There is talk in the market about a likely rate cut by the RBI and a possible QE3 in the USA. But it is the situation in Europe that is hanging like a proverbial Damocles’ sword over global stock markets. Till the talk becomes reality, treat the current rally as a relief rally. 

Tuesday, June 5, 2012

Crude oil chart pattern: WTI and Brent

WTI Crude chart

Crude_WTI_Jun0412

WTI Crude oil price dropped like a stone during May ‘12, accompanied by high volume spikes on down days. A probable sign of smart money getting out. The ‘death cross’ of the 50 day EMA below the 200 day EMA has confirmed a bear market.
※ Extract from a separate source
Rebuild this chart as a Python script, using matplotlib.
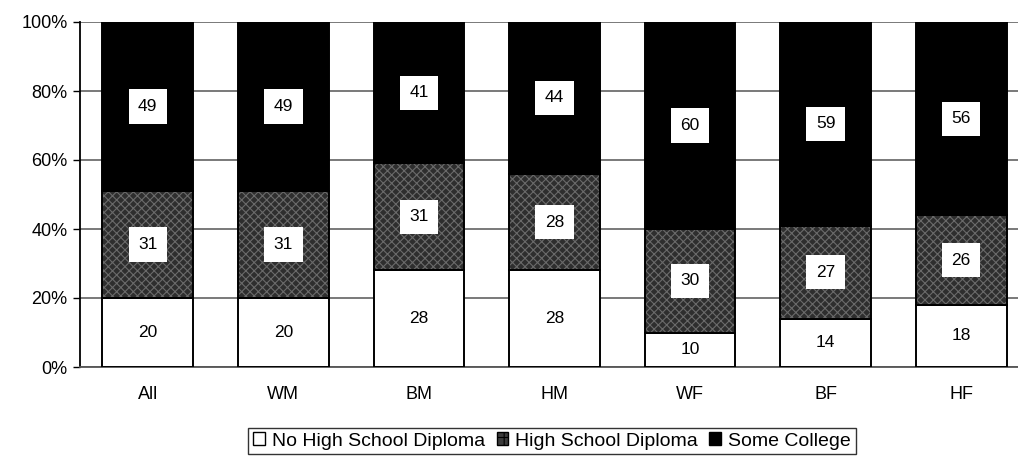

A drop below the Aug ‘11 low of 76 will form a bearish pattern of lower tops and lower bottoms.

All three technical indicators are looking bearish and oversold. MACD is falling below its signal line in negative territory. Both RSI and slow stochastic are deep inside their oversold zones. WTI Crude price has fallen too far below its 20 day and 200 day EMAs.

A technical bounce can be expected, and appears to have started already. Such a bounce will correct oversold conditions, and can be used as a selling opportunity. As long as oil’s price doesn’t fall below 76, bulls may have some hope left.

Brent Crude chart

Crude_Brent_Jun0412

In the previous update on Brent Crude’s price chart pattern, the following comments were made: “All eyes should be glued to the 98 level – the previous low touched in Aug ‘11 and Oct ‘11. If crude oil’s price falls below 98, it will technically confirm a double-top reversal pattern, which is very bearish and a trend changer. The downward target of the double-top is 68 – the low touched back in May ‘10.”

Brent Crude’s price touched a new intra-day low of 96, where it found support from the 200 week EMA (not shown in chart above) and bounced up a bit to close above the 98 level. Oversold technical indicators and a drop far below the 20 day and 200 day EMAs may cause a stronger upward bounce. Bears are likely to use the opportunity to sell.

‘Death cross’ of the 50 day EMA below the 200 day EMA has confirmed a bear market. A drop below 96 may cause a fall to the support zone between 80-90. Looks like ‘game over’ for the bulls.